La experiencia de viaje está resumida en una serie de crónicas que publiqué en las redes sociales con el título de Ruta Sur.

Si lo cuento todo parece cercano en el tiempo, quizás por la avalancha de sucesos a partir de aquí que ya complejiza mi deseo de ordenar cronológicamente la historia o de contar cada experiencia, han pasado varios años de aquella primera canción que escribí, de mi primer encuentro con Vicente, o con Silvio; de las descargas con Tony Ávila o Raúl Torres, del primer concierto, el primer disco, de la primera vez que salí de Cuba y me sorprendieron con alguno de mis versos aprendidos, o llegó una mujer desconocida a agradecer por mi música.

En esta aventura de aprendizaje y juego he cultivado muchos amigos, es de las cosas que más valoro. He conocido personas interesantes, culturas diversas, pero como el primer día me siento un explorador con la mochila abierta dispuesto a guardar todo lo que valga la pena.

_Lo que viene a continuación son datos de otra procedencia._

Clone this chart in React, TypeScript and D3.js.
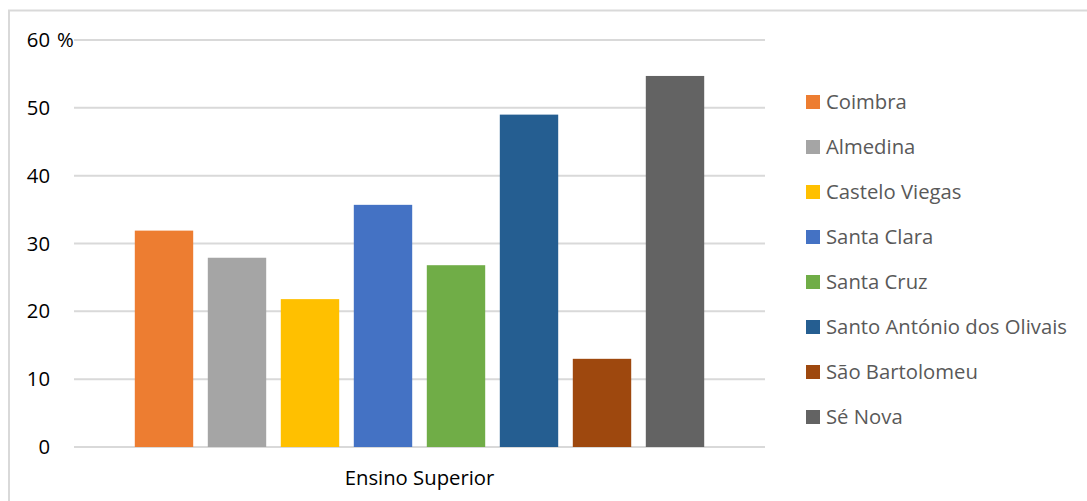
import React from "react";
import * as d3 from "d3";

const categories = ["Ensino Superior"];
const series = [
  "Coimbra",
  "Almedina",
  "Castelo Viegas",
  "Santa Clara",
  "Santa Cruz",
  "Santo António dos Olivais",
  "São Bartolomeu",
  "Sé Nova",
];
const values = [31.9, 27.9, 21.8, 35.7, 26.8, 49, 13, 54.7];
const colors = ["#ED7D31", "#A5A5A5", "#FFC000", "#4472C4", "#70AD47", "#255E91", "#9E480E", "#636363"];
const yTicks = [0, 10, 20, 30, 40, 50, 60];

export default function App() {
  const W = 1087, H = 501;
  const left = 74, right = 765, top = 40, bottom = 447;
  const y = d3.scaleLinear().domain([0, 60]).range([bottom, top]);
  const x0 = d3.scaleBand().domain(categories).range([left, right]).paddingInner(0).paddingOuter(0.0916);
  const x1 = d3.scaleBand().domain(series).range([0, x0.bandwidth()]).paddingInner(0.2).paddingOuter(0.1);
  const font = "'Open Sans', 'Liberation Sans', sans-serif";
  const fs = 20.3;
  return (
    <svg width={W} height={H} style={{ position: "absolute", left: 0, top: 0, background: "#fff" }} fontFamily={font}>
      <rect x={9} y={10.5} width={W + 10} height={H + 10} fill="#fff" stroke="#D9D9D9" strokeWidth={2} />
      {yTicks.map((t) => (
        <line key={t} x1={left} x2={right} y1={y(t)} y2={y(t)} stroke="#D9D9D9" strokeWidth={2} />
      ))}
      {yTicks.map((t) => (
        <text key={"l" + t} x={50} y={y(t)} dy="0.35em" textAnchor="end" fontSize={fs} fill="#000">
          {t}
        </text>
      ))}
      <text x={57} y={y(60)} dy="0.35em" fontSize={fs} fill="#000">%</text>
      {categories.map((c) => (
        <g key={c} transform={`translate(${x0(c)},0)`}>
          {series.map((s, i) => (
            <rect key={s} x={x1(s)} y={y(values[i])} width={x1.bandwidth()} height={y(0) - y(values[i])} fill={colors[i]} />
          ))}
        </g>
      ))}
      {categories.map((c) => (
        <text key={"c" + c} x={x0(c)! + x0.bandwidth() / 2} y={478} dy="0.35em" textAnchor="middle" fontSize={fs} fill="#000">
          {c}
        </text>
      ))}
      {series.map((s, i) => (
        <g key={"lg" + s} transform={`translate(806,${102 + i * 45})`}>
          <rect x={0} y={-7} width={14} height={14} fill={colors[i]} />
          <text x={20} y={0} dy="0.35em" fontSize={fs} fill="#595959">{s}</text>
        </g>
      ))}
    </svg>
  );
}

Crecimiento, en todo sentido. Me interesa el arte que me haga vibrar, que traiga algo nuevo, u otro punto de vista de lo común. A estas alturas, cuando todo parece estar escrito, cantado, dibujado, actuado, todavía te sorprenden muchos buenos artistas estrellándote una verdad en la cara (o una mentira), y te demuestran que la vida no es sencillamente lo obvio.